TASK DESCRIPTION
Write out every entry exactly as given, but omit the pictures.

Charts and diagrams as code
= = = = = = =
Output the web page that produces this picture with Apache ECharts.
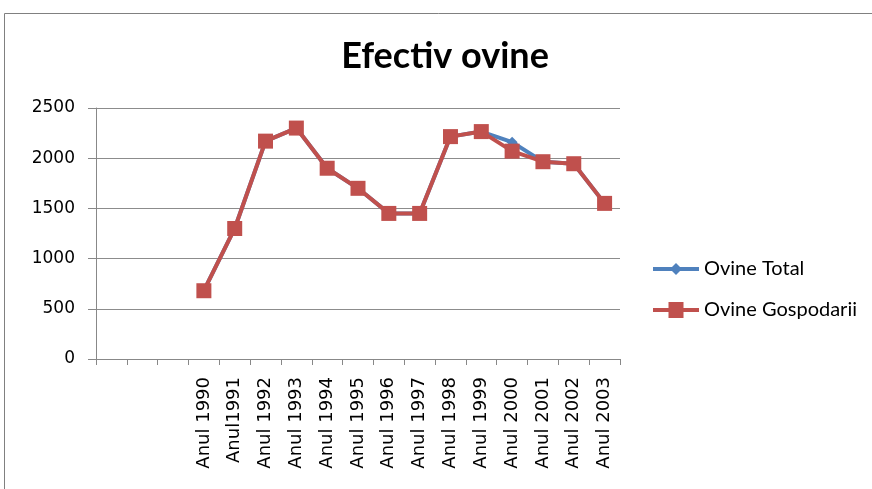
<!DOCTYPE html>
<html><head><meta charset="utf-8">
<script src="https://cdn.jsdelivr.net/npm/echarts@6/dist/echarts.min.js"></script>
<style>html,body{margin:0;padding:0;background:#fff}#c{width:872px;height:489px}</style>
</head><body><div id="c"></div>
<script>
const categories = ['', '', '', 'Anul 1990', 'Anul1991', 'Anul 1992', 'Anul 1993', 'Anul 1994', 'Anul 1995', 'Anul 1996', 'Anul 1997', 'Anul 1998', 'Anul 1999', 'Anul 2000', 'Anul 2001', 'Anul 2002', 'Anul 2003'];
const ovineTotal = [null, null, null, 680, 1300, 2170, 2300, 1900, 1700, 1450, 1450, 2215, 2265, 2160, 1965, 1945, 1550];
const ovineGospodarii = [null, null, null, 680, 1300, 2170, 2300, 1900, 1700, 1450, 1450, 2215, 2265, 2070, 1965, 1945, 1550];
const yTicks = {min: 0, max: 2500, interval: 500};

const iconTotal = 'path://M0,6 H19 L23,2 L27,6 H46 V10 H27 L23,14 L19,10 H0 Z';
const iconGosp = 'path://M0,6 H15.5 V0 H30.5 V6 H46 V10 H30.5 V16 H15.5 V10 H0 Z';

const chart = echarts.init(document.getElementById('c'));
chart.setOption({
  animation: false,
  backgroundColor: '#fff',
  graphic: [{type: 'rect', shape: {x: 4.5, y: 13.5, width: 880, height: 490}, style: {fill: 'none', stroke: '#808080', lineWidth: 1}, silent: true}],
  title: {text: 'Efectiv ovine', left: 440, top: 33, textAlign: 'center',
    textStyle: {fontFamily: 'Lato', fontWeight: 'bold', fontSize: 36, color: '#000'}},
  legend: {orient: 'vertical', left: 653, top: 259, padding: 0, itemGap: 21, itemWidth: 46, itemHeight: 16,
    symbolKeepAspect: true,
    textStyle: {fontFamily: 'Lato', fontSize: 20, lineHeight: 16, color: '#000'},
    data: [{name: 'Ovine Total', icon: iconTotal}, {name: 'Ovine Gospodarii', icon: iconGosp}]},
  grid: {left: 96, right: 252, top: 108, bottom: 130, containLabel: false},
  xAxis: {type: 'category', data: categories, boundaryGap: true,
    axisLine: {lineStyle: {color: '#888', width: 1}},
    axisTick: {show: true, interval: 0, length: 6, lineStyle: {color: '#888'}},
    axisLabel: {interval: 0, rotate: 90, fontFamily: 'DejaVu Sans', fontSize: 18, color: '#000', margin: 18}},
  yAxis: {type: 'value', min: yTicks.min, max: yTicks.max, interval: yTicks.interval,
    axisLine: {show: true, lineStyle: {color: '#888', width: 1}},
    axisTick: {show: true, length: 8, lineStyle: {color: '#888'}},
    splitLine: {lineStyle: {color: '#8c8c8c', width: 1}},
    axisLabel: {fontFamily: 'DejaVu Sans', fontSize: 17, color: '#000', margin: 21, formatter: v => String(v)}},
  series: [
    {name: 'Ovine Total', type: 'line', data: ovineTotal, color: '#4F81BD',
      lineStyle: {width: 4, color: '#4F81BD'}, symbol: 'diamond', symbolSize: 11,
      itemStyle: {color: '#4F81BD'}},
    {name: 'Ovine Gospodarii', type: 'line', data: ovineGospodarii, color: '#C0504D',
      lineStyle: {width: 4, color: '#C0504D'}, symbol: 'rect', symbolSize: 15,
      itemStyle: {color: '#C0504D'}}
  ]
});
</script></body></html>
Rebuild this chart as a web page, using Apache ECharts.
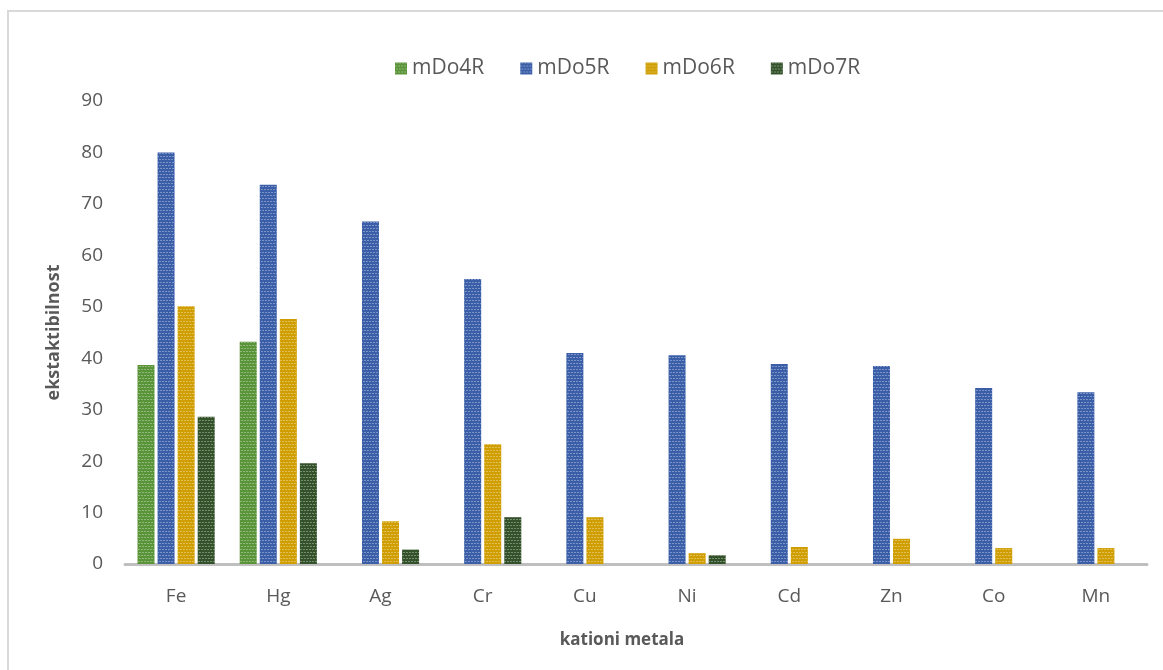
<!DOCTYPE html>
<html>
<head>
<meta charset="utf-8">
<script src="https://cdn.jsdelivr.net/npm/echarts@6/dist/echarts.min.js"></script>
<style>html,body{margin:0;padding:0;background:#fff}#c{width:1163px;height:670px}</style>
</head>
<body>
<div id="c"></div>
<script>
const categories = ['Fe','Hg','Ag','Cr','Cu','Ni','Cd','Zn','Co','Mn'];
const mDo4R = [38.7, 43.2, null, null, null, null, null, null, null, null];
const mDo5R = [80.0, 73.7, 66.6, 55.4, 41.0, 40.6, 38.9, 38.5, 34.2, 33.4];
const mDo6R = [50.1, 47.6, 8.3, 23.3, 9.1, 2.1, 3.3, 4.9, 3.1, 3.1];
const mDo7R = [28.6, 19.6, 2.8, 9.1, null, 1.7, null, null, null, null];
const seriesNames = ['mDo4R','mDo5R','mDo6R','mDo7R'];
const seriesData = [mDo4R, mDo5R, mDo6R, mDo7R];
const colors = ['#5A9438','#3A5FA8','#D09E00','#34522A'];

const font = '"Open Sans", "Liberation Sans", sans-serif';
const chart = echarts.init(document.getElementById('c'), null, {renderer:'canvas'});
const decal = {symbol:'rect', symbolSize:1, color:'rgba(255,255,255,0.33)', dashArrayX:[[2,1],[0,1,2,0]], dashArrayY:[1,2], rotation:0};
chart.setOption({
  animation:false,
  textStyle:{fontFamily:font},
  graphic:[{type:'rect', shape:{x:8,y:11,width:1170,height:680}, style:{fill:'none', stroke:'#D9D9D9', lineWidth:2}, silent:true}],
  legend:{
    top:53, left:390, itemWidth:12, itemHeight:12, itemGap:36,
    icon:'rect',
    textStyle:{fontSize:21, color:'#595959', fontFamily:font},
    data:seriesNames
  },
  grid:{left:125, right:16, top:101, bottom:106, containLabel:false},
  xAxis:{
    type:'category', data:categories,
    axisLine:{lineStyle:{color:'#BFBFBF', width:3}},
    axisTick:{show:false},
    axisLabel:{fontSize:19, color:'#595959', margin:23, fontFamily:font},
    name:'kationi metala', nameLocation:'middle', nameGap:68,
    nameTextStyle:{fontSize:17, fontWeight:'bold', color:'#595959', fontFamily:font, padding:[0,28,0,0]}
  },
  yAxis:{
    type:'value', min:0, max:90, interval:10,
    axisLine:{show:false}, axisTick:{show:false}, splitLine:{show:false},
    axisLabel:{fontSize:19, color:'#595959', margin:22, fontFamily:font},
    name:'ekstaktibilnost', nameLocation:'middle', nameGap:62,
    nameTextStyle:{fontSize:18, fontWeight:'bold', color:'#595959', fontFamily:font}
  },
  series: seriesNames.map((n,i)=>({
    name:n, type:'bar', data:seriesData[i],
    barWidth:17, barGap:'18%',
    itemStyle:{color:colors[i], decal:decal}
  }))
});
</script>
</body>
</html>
= = = = = = =
ANSWER IN FULL
Output the web page that produces this picture with Apache ECharts.
<!DOCTYPE html>
<html><head><meta charset="utf-8">
<script src="https://cdn.jsdelivr.net/npm/echarts@6/dist/echarts.min.js"></script>
<style>html,body{margin:0;padding:0;background:#fff}#c{width:872px;height:489px}</style>
</head><body><div id="c"></div>
<script>
const categories = ['', '', '', 'Anul 1990', 'Anul1991', 'Anul 1992', 'Anul 1993', 'Anul 1994', 'Anul 1995', 'Anul 1996', 'Anul 1997', 'Anul 1998', 'Anul 1999', 'Anul 2000', 'Anul 2001', 'Anul 2002', 'Anul 2003'];
const ovineTotal = [null, null, null, 680, 1300, 2170, 2300, 1900, 1700, 1450, 1450, 2215, 2265, 2160, 1965, 1945, 1550];
const ovineGospodarii = [null, null, null, 680, 1300, 2170, 2300, 1900, 1700, 1450, 1450, 2215, 2265, 2070, 1965, 1945, 1550];
const yTicks = {min: 0, max: 2500, interval: 500};

const iconTotal = 'path://M0,6 H19 L23,2 L27,6 H46 V10 H27 L23,14 L19,10 H0 Z';
const iconGosp = 'path://M0,6 H15.5 V0 H30.5 V6 H46 V10 H30.5 V16 H15.5 V10 H0 Z';

const chart = echarts.init(document.getElementById('c'));
chart.setOption({
  animation: false,
  backgroundColor: '#fff',
  graphic: [{type: 'rect', shape: {x: 4.5, y: 13.5, width: 880, height: 490}, style: {fill: 'none', stroke: '#808080', lineWidth: 1}, silent: true}],
  title: {text: 'Efectiv ovine', left: 440, top: 33, textAlign: 'center',
    textStyle: {fontFamily: 'Lato', fontWeight: 'bold', fontSize: 36, color: '#000'}},
  legend: {orient: 'vertical', left: 653, top: 259, padding: 0, itemGap: 21, itemWidth: 46, itemHeight: 16,
    symbolKeepAspect: true,
    textStyle: {fontFamily: 'Lato', fontSize: 20, lineHeight: 16, color: '#000'},
    data: [{name: 'Ovine Total', icon: iconTotal}, {name: 'Ovine Gospodarii', icon: iconGosp}]},
  grid: {left: 96, right: 252, top: 108, bottom: 130, containLabel: false},
  xAxis: {type: 'category', data: categories, boundaryGap: true,
    axisLine: {lineStyle: {color: '#888', width: 1}},
    axisTick: {show: true, interval: 0, length: 6, lineStyle: {color: '#888'}},
    axisLabel: {interval: 0, rotate: 90, fontFamily: 'DejaVu Sans', fontSize: 18, color: '#000', margin: 18}},
  yAxis: {type: 'value', min: yTicks.min, max: yTicks.max, interval: yTicks.interval,
    axisLine: {show: true, lineStyle: {color: '#888', width: 1}},
    axisTick: {show: true, length: 8, lineStyle: {color: '#888'}},
    splitLine: {lineStyle: {color: '#8c8c8c', width: 1}},
    axisLabel: {fontFamily: 'DejaVu Sans', fontSize: 17, color: '#000', margin: 21, formatter: v => String(v)}},
  series: [
    {name: 'Ovine Total', type: 'line', data: ovineTotal, color: '#4F81BD',
      lineStyle: {width: 4, color: '#4F81BD'}, symbol: 'diamond', symbolSize: 11,
      itemStyle: {color: '#4F81BD'}},
    {name: 'Ovine Gospodarii', type: 'line', data: ovineGospodarii, color: '#C0504D',
      lineStyle: {width: 4, color: '#C0504D'}, symbol: 'rect', symbolSize: 15,
      itemStyle: {color: '#C0504D'}}
  ]
});
</script></body></html>
Rebuild this chart as a web page, using Apache ECharts.
<!DOCTYPE html>
<html>
<head>
<meta charset="utf-8">
<script src="https://cdn.jsdelivr.net/npm/echarts@6/dist/echarts.min.js"></script>
<style>html,body{margin:0;padding:0;background:#fff}#c{width:1163px;height:670px}</style>
</head>
<body>
<div id="c"></div>
<script>
const categories = ['Fe','Hg','Ag','Cr','Cu','Ni','Cd','Zn','Co','Mn'];
const mDo4R = [38.7, 43.2, null, null, null, null, null, null, null, null];
const mDo5R = [80.0, 73.7, 66.6, 55.4, 41.0, 40.6, 38.9, 38.5, 34.2, 33.4];
const mDo6R = [50.1, 47.6, 8.3, 23.3, 9.1, 2.1, 3.3, 4.9, 3.1, 3.1];
const mDo7R = [28.6, 19.6, 2.8, 9.1, null, 1.7, null, null, null, null];
const seriesNames = ['mDo4R','mDo5R','mDo6R','mDo7R'];
const seriesData = [mDo4R, mDo5R, mDo6R, mDo7R];
const colors = ['#5A9438','#3A5FA8','#D09E00','#34522A'];

const font = '"Open Sans", "Liberation Sans", sans-serif';
const chart = echarts.init(document.getElementById('c'), null, {renderer:'canvas'});
const decal = {symbol:'rect', symbolSize:1, color:'rgba(255,255,255,0.33)', dashArrayX:[[2,1],[0,1,2,0]], dashArrayY:[1,2], rotation:0};
chart.setOption({
  animation:false,
  textStyle:{fontFamily:font},
  graphic:[{type:'rect', shape:{x:8,y:11,width:1170,height:680}, style:{fill:'none', stroke:'#D9D9D9', lineWidth:2}, silent:true}],
  legend:{
    top:53, left:390, itemWidth:12, itemHeight:12, itemGap:36,
    icon:'rect',
    textStyle:{fontSize:21, color:'#595959', fontFamily:font},
    data:seriesNames
  },
  grid:{left:125, right:16, top:101, bottom:106, containLabel:false},
  xAxis:{
    type:'category', data:categories,
    axisLine:{lineStyle:{color:'#BFBFBF', width:3}},
    axisTick:{show:false},
    axisLabel:{fontSize:19, color:'#595959', margin:23, fontFamily:font},
    name:'kationi metala', nameLocation:'middle', nameGap:68,
    nameTextStyle:{fontSize:17, fontWeight:'bold', color:'#595959', fontFamily:font, padding:[0,28,0,0]}
  },
  yAxis:{
    type:'value', min:0, max:90, interval:10,
    axisLine:{show:false}, axisTick:{show:false}, splitLine:{show:false},
    axisLabel:{fontSize:19, color:'#595959', margin:22, fontFamily:font},
    name:'ekstaktibilnost', nameLocation:'middle', nameGap:62,
    nameTextStyle:{fontSize:18, fontWeight:'bold', color:'#595959', fontFamily:font}
  },
  series: seriesNames.map((n,i)=>({
    name:n, type:'bar', data:seriesData[i],
    barWidth:17, barGap:'18%',
    itemStyle:{color:colors[i], decal:decal}
  }))
});
</script>
</body>
</html>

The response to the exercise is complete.